La nomination de Markus Somm à la tête du quotidien bâlois est chargée de symboles. Un rapprochement avec la «Mittellandzeitung» argovienne est dans l’air.
PAR CHRISTIAN CAMPICHE
La nouvelle ne fait que quelques lignes dans les dépêches d’agence, mais politiquement elle est chargée de symboles. Markus Somm, rédacteur en chef adjoint de la «Weltwoche», hebdomadaire zurichois proche de l’UDC à tendance blochérienne, est le nouveau rédacteur en chef de la «Basler Zeitung» (BaZ). Il remplace avec effet immédiat Matthias Geering.
L’éditeur Martin Wagner a été vite en besogne. Son acolyte Tito Tettamanti aussi. Les deux hommes s’étaient portés acquéreurs du quotidien bâlois en février dernier. Ils avaient racheté la totalité du capital à la famille Hagemann, qui connaissait de graves difficultés de trésorerie. Tettamanti, prédateur tessinois bien connu, avait pris 75% du capital, Wagner, un avocat de Bâle, 25%.
Discours simpliste
Les raisons de ce changement, ajoute juste l’ATS, n’ont pas été révélées. Mais à Zurich, personne ne s’étonne. Depuis le rachat par Tettamanti, Geering était sur un siège éjectable. Dans le bâtiment qui abrite le siège de la «Weltwoche» comme celui du géant allemand Springer, cela fait des semaines que la rumeur courait. On savait que Somm reluquait le poste de Geering. Mais on ne lui donnait pas beaucoup de chances, compte tenu de son pedigree très marqué à droite.

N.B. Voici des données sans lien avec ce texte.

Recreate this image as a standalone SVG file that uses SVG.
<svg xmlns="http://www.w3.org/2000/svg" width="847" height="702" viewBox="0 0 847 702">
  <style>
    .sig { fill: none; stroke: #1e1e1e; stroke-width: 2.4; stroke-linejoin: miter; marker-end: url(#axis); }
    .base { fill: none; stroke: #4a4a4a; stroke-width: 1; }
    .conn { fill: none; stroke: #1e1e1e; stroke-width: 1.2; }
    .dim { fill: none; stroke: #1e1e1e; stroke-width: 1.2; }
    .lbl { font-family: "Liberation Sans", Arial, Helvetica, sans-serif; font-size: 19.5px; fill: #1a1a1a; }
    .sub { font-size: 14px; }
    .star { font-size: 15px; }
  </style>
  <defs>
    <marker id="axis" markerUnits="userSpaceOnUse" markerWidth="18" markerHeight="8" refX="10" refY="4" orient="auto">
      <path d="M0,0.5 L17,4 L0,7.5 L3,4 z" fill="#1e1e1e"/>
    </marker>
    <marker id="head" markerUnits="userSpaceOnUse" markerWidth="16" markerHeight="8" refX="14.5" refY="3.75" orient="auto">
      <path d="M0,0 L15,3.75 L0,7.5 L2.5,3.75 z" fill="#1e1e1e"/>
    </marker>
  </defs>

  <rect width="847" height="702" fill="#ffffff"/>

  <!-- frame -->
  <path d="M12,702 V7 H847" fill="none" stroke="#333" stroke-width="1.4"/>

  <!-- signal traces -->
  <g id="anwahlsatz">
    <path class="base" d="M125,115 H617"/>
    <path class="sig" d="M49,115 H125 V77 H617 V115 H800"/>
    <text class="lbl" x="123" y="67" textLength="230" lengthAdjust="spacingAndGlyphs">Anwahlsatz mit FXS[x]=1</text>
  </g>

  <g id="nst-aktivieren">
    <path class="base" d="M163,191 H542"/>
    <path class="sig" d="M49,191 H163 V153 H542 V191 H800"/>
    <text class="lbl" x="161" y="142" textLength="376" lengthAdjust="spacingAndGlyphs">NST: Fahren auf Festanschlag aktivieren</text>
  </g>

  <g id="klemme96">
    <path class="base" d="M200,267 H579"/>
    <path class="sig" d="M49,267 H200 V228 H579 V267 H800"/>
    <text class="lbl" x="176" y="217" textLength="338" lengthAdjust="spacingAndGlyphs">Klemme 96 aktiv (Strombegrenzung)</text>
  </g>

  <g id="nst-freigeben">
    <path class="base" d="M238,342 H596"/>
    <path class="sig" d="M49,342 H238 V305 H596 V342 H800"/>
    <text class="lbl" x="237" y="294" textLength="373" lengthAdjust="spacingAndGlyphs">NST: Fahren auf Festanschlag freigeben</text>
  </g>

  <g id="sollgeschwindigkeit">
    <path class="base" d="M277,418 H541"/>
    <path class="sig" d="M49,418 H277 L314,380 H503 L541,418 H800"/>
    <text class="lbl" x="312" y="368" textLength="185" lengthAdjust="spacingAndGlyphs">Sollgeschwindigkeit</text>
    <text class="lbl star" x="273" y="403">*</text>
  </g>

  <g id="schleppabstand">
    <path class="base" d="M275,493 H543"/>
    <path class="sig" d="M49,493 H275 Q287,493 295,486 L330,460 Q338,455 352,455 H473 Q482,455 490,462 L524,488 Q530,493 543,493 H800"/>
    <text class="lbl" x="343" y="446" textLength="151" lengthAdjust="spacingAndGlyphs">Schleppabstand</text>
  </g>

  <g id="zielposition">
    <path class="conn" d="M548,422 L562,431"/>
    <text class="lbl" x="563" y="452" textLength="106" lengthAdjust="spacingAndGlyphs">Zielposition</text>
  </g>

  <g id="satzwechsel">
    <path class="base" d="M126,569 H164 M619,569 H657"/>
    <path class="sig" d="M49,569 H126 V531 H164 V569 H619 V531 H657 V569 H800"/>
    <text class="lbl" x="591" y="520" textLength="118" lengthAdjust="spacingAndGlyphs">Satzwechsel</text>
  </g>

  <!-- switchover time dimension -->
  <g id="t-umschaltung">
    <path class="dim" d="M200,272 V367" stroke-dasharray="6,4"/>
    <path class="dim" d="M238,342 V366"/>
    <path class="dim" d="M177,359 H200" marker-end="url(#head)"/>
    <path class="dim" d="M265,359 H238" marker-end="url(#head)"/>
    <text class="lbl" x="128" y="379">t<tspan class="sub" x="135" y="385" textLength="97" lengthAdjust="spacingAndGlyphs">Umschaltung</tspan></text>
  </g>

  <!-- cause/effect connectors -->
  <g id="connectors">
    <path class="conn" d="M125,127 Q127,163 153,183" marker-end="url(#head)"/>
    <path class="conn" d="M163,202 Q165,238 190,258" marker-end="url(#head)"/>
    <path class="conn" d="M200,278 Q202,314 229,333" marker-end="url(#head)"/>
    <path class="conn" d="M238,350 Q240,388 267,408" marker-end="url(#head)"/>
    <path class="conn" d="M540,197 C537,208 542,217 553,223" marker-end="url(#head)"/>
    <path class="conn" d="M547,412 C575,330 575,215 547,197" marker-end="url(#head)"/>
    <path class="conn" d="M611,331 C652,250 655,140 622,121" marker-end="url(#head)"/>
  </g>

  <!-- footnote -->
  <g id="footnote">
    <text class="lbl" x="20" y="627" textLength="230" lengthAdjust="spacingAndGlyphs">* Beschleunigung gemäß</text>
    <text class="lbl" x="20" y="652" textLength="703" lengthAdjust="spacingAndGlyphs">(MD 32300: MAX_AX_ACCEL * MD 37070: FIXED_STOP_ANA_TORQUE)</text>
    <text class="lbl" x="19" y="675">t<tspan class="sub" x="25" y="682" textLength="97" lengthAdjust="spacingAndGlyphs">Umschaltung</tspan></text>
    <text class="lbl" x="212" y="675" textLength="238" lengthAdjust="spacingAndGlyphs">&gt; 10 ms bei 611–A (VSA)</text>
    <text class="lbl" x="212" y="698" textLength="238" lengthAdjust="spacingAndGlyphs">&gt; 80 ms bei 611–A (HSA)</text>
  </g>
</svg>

Somm est de tous les coups quand il s’agit de promouvoir des messages typiquement UDC avec un discours souvent très simpliste où tous ses adversaires sont présentés comme d’incurables naïfs. Il critique l’assurance-invalidité, les revendications salariales des femmes, l’égalité des chances à l’école, Bruxelles, les étrangers.
Confident de Blocher
Pourtant cet ancien correspondant parlementaire du «Tages-Anzeiger», quotidien de centre-gauche, n’a pas toujours eu des affinités avec l’UDC. En 2003, il quitte le Tagi pour une année sabbatique aux Etats-Unis et en revient converti aux idées ultraconservatrices. Depuis, il n’a pas perdu son temps. En 2006, il fait l’interface quand Tettamanti vend la «Weltwoche» à Roger Köppel. Il est aussi un confident de Christoph Blocher, dont il a écrit la biographie très autorisée en 2009.
Somm a donc déjoué les pronostics. Justifiant sa nomination, l’éditeur Wanner a déclaré voir en lui «la personne idéale pour redonner un lustre national» à la BaZ. Une manière comme une autre d’anticiper le prochain événement de la presse helvétique? En février dernier, Wanner et Tettamanti avaient créé la surprise en rachetant la BaZ au nez et à la barbe de la NZZ. Ils pourraient très bien ne pas en rester là.
L’enjeu argovien
Sur la carte des entreprises de presse encore indépendantes, la «Mittellandzeitung» semble plus esseulée que jamais. Aux mains du groupe AZ-Medien propriété de l’éditeur Peter Wanner, ce titre argovien perd de l’argent, tiré vers les abîmes par son dominical «Sonntag». Il pourrait donc constituer un objectif de choix pour une cordée menée par Tito Tettamanti et consorts.
On dit Peter Wanner en contact avec d’autres maisons d’édition. Mais une union argovienne et bâloise sous la houlette de la BaZ fait déjà rêver certains stratèges des médias. Avec un tirage de 300 000 exemplaires, la nouvelle entité serait à la fois un porte-voix de la droite et le plus gros quotidien de Suisse. Tout simplement.